UBC Theses and Dissertations
Imaging the body politics : the social and symbolic spaces of citizenship in Maxwell’s History of the Irish Rebellion Mewburn, Charity Elizabeth
This thesis examines a particular and highly contested representation of Irishness in relation to the national polity that circulated in mid-nineteenth century Britain and continued to enjoy currency through altered readings during the remainder of the century.

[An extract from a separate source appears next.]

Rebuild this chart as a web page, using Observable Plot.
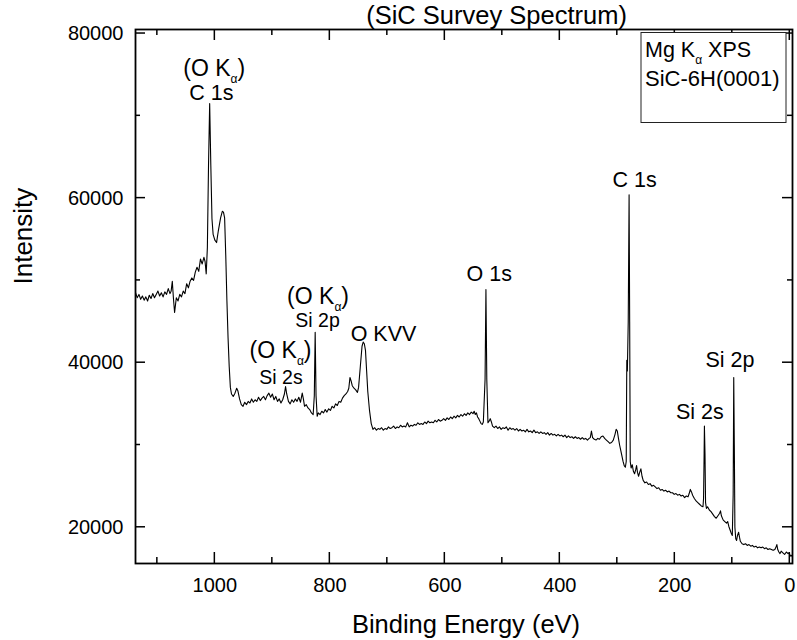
<!DOCTYPE html>
<html><head><meta charset="utf-8">
<script src="https://cdn.jsdelivr.net/npm/d3@7"></script>
<script src="https://cdn.jsdelivr.net/npm/@observablehq/plot@0.6"></script>
<style>
html,body{margin:0;padding:0;background:#fff;}
#chart{width:797px;height:640px;}
</style></head><body><div id="chart"></div>
<script>
// Binding energy (eV) and intensity (counts)
const energy = [
1138,1135,1132,1129,1126,1123,1120,1117,1114,1111,1108,1105,1102,1099,1096,1093,1090,1087,1084,1081,
1078,1076,1074,1072,1070,1067,1064,1061,1058,1055,1052,1049,1046,1043,1040,1037,1034,1031,1028,1025,
1022,1019,1017,1015,1013,1011,1009,1007,1005,1003,1000,997,994,990,987,985,983,981,979,977,
975,973,971,968,965,962,960,957,954,951,948,945,942,939,936,933,930,927,924,921,
918,915,912,909,906,903,900,897,894,891,888,885,882,879,877,875,872,869,866,863,
860,857,854,851,848,846,844,841,838,835,832,829,827,825.5,824,822,820,817,814,811,
808,805,802,799,796,793,790,787,784,781,778,775,772,769,767,765,763,761,758,755,
752,750,747,744,742,740,738,736,734,731,728,725,722,719,716,713,710,707,704,701,
698,695,692,689,686,683,680,677,674,671,668,665,662,659,656,653,650,647,644,641,
638,635,632,629,626,623,620,617,614,611,608,605,602,599,596,593,590,587,584,581,
578,575,572,569,566,563,560,557,554,551,549,547,545,543,541,539,537,535,533,530,
528.5,527,525,523,521,519,517,514,511,508,505,502,499,496,493,490,487,484,481,478,
475,472,469,466,463,460,457,454,451,448,445,442,439,436,433,430,427,424,421,418,
415,412,409,406,403,400,397,394,391,388,385,382,379,376,373,370,367,364,361,358,
355,352,349,347,345,343,340,337,334,331,328,325,322,319,316,313,310,307,304,302,
300,298,296,293,290,288,286,284.5,283.5,282.5,281,279.5,278.5,277.5,276,274,272,270,268,266.5,
265,263,261,259,257,255,252,249,246,243,240,237,234,231,228,225,222,219,216,213,
210,207,204,201,198,195,192,189,186,183,180,177,175,173,171,169,166,163,160,157,
154,151,150,149,148.5,147.5,146.5,145,143,140,137,134,131,128,125,122,120.5,119,116,113,
110,108,106,104,102,100,98.5,97.5,96.5,95.5,94,92.5,91,89,87.5,86,83,80,77,74,
71,68,65,62,59,56,53,50,47,44,41,38,35,32,29,26,24,22.5,21,19,
17,15,12,9,6,3,1,-1,-3,-4.5
];
const intensity = [
48500,47900,48300,47700,48100,47600,48000,47500,48200,47800,48400,47900,48300,48700,48100,48500,48000,48600,48300,49000,
48400,48700,49900,47800,46100,47900,47500,48300,48000,48700,48400,49600,49100,49900,50300,50000,51000,51600,51100,52600,
52000,52800,52300,50800,54000,64000,71500,64000,57500,55600,54900,54600,56000,57600,58400,58300,57600,53000,47500,43000,
39500,37000,36200,35900,36300,36900,36600,35600,34900,34700,35200,34900,35300,35100,35600,35200,35500,35300,35800,35400,
35700,35900,35500,36000,36300,35800,36200,35500,35900,35300,35600,35100,35500,36200,37100,36200,35300,35000,35500,35200,
35600,35300,35800,35200,36300,35600,34700,34900,34500,34300,33900,33700,36000,43700,36000,33500,33900,33700,34100,33900,
34300,34000,34400,34200,34700,34500,35000,34800,35300,35200,35700,36000,36200,36500,36900,38200,37800,37200,36900,36700,
36400,37000,39500,42000,42500,42300,41500,39000,36500,34200,32600,31900,32100,31800,32000,31900,32100,31800,32000,31900,
32200,32000,32100,32300,32000,32200,32100,32400,32200,32300,32200,32700,32200,32400,32300,32500,32400,32700,32500,32600,
32500,32800,32600,32900,32700,32800,32700,33000,32800,33100,32900,33000,33200,33000,33300,33100,33400,33200,33500,33300,
33600,33400,33700,33500,33800,33600,33900,33700,34000,33800,34100,33700,33900,33400,33200,32900,32600,32500,32800,38000,
48900,38000,32700,32900,33200,32800,32300,32100,32300,32000,32200,31900,32100,32000,32200,31800,32100,31900,32000,31800,
32000,31700,31900,31700,31800,31600,31900,31600,31700,31500,31800,31500,31600,31400,31600,31400,31500,31300,31500,31200,
31400,31200,31300,31100,31300,31100,31200,31000,31200,30900,31100,30900,31000,30800,31000,30800,30900,30700,30900,30700,
30800,30600,30800,30900,31700,30900,30700,30600,30800,30700,31000,31100,30800,30600,30400,30200,30300,30600,31300,31900,
31700,30800,30000,29000,28000,27500,27300,28000,40300,39000,45000,60400,45000,28000,27200,27600,26800,26500,27000,27500,
26700,26200,26700,27100,26200,25700,25400,25500,25200,25300,25000,25100,24900,24700,24800,24500,24600,24400,24500,24300,
24400,24200,24200,24000,24100,23900,24000,23800,23900,23600,23800,23700,24100,24600,24300,23900,23500,23200,23000,22800,
22600,22500,23500,29000,32300,29000,23000,22300,22500,22100,21900,21600,21300,21100,21400,21700,22000,21400,20900,20700,
20500,20700,20100,19700,19300,19000,24000,38200,30000,20000,18600,18400,19000,19400,18800,18300,18000,17900,18000,17800,
17900,17700,17800,17600,17700,17500,17600,17500,17600,17400,17500,17300,17400,17300,17200,17300,17600,17900,17300,17000,
16800,17100,16900,16700,17000,16800,16900,16500,16600,16400
];

const xMajorTicks = [0, 200, 400, 600, 800, 1000];
const xMinorTicks = [100, 300, 500, 700, 900, 1100];
const yMajorTicks = [20000, 40000, 60000, 80000];
const yMinorTicks = [30000, 50000, 70000];

const peakLabels = ["(O Kα)", "C 1s", "(O Kα)", "Si 2p", "(O Kα)", "Si 2s", "O KVV", "O 1s", "C 1s", "Si 2s", "Si 2p"];
const labelEnergy = [1001, 1006, 820.5, 821.4, 885.7, 884.9, 706.6, 522.6, 270, 156.5, 104];
const labelIntensity = [74806, 71886, 47154, 44308, 40585, 37422, 42690, 49904, 61339, 33165, 39527];

const titleText = "(SiC Survey Spectrum)";
const xLabel = "Binding Energy (eV)";
const yLabel = "Intensity";
const legendLines = ["Mg Kα XPS", "SiC-6H(0001)"];

(function () {
const spectrum = energy.map((e, i) => ({e, v: intensity[i]}));
const labels = peakLabels.map((t, i) => ({t, e: labelEnergy[i], v: labelIntensity[i], i}));
const smallSet = new Set([3, 5]);
const labelSize = d => d.t.startsWith("(") ? 23 : (smallSet.has(d.i) ? 19.5 : 21.5);

const FONT = "'Liberation Sans', Arial, Helvetica, sans-serif";
const W = 797, H = 640, ML = 135, MR = 5, MT = 29, MB = 77;

const chart = Plot.plot({
  width: W, height: H,
  marginLeft: ML, marginRight: MR, marginTop: MT, marginBottom: MB,
  x: {domain: [1138, -4.7]},
  y: {domain: [15600, 80490]},
  style: {fontFamily: FONT, background: "white", color: "black", overflow: "visible"},
  marks: [
    Plot.line(spectrum, {x: "e", y: "v", stroke: "black", strokeWidth: 1.1}),
    Plot.frame({stroke: "black", strokeWidth: 1.8}),
    Plot.axisX(xMajorTicks, {anchor: "bottom", tickSize: 0, tickPadding: 14, tickFormat: d => String(d), fontSize: 20, label: null}),
    Plot.axisY(yMajorTicks, {anchor: "left", tickSize: 0, tickPadding: 12, tickFormat: d => String(d), fontSize: 20, label: null}),
    Plot.text(labels, {x: "e", y: "v", text: "t", lineAnchor: "bottom", textAnchor: "middle", fontSize: labelSize, fill: "black"}),
    Plot.text([titleText], {frameAnchor: "top", lineAnchor: "bottom", dy: -6, dx: 32.5, fontSize: 25.5, fill: "black"}),
    Plot.text([xLabel], {frameAnchor: "bottom", lineAnchor: "bottom", dy: 69, dx: 2, fontSize: 25.5, fill: "black"}),
    Plot.text([yLabel], {frameAnchor: "left", rotate: -90, lineAnchor: "bottom", dx: -103.3, dy: -12, fontSize: 26, fill: "black"})
  ]
});

document.getElementById("chart").appendChild(chart);

const svg = d3.select(chart);
const sx = chart.scale("x"), sy = chart.scale("y");
const yTop = MT, yBottom = H - MB, xLeft = ML, xRight = W - MR;

// inward tick marks on all four sides, positioned through Plot's own scales
const tg = svg.append("g").attr("stroke", "black").attr("stroke-width", 1.5);
function xTicks(vals, len) {
  for (const v of vals) {
    const px = sx.apply(v);
    tg.append("line").attr("x1", px).attr("x2", px).attr("y1", yBottom).attr("y2", yBottom - len);
    tg.append("line").attr("x1", px).attr("x2", px).attr("y1", yTop).attr("y2", yTop + len);
  }
}
function yTicks(vals, len) {
  for (const v of vals) {
    const py = sy.apply(v);
    tg.append("line").attr("y1", py).attr("y2", py).attr("x1", xLeft).attr("x2", xLeft + len);
    tg.append("line").attr("y1", py).attr("y2", py).attr("x1", xRight).attr("x2", xRight - len);
  }
}
xTicks(xMajorTicks, 11); xTicks(xMinorTicks, 6);
yTicks(yMajorTicks, 10); yTicks(yMinorTicks, 5);

// legend box (top-right)
const lg = svg.append("g").attr("font-family", FONT).attr("fill", "black").attr("text-anchor", "start");
lg.append("rect").attr("x", 641).attr("y", 32.5).attr("width", 145).attr("height", 90)
  .attr("fill", "white").attr("stroke", "#222").attr("stroke-width", 1);
lg.append("text").attr("x", 645).attr("y", 56.7).attr("font-size", 21.5).attr("text-anchor", "start").text(legendLines[0]);
lg.append("text").attr("x", 645).attr("y", 85.5).attr("font-size", 22).attr("text-anchor", "start").text(legendLines[1]);

// turn "α" into a small lowered subscript
function split(el) {
  const s = el.text();
  if (!s.includes("α")) return;
  const [a, b] = s.split("α");
  el.text(null);
  el.append("tspan").text(a);
  el.append("tspan").attr("font-size", 12).attr("dy", 7).text("α");
  el.append("tspan").attr("dy", -7).text(b);
}
svg.selectAll("text").each(function () {
  if (this.querySelector("tspan")) {
    d3.select(this).selectAll("tspan").each(function () { split(d3.select(this)); });
  } else split(d3.select(this));
});
})();
</script></body></html>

The focus for this study is William Hamilton Maxwell's History of the Irish Rebellion in 1798: with Memoirs of the Union and Emmett's Insurrection in 1803. Issued in serial form beginning in 1844, with illustrations by artist and caricaturist George Cruikshank, the work was published as a bound volume in 1845. The partnership on this project of a popular writer known primarily for the publication of gentlemen's adventures and amateur histories of British military exploits in the Napoleonic Wars, together with the artist Cruikshank, the celebrated London illustrator of, among other works, Charles Dickens' Oliver Twist, suggests an unusual approach to the representation of so-called "serious" history. This thesis explores the complex set of factors that gave the History of the Irish Rebellion its particular verbal and visual form. These include: the innovative and unconventional publishing and marketing strategies associated with the initial issuing of the work as an illustrated serial; mid-century debates over predominantly Catholic Irish calls for repeal of the Union forged in 1800 between Ireland and Britain; and current anxieties about working-class agitation around issues of representation and franchise. In particular, this study focusses on Cruikshank's twenty-one illustrations for Maxwell's work, assessing their rhetorical strategies both in relation to the text's concern with Ireland, both historically and in the present, and crucially, with these images' more subtle evocations of political concerns within Britain itself in the mid-1840's. I argue that by representing the Irish Catholic peasant as historic violator of the British social body, Cruikshank's illustrations, together with the text, worked to construct a particular image of responsible citizenship, one that asserted the patriarchal and classed values deemed essential to the modern nation state.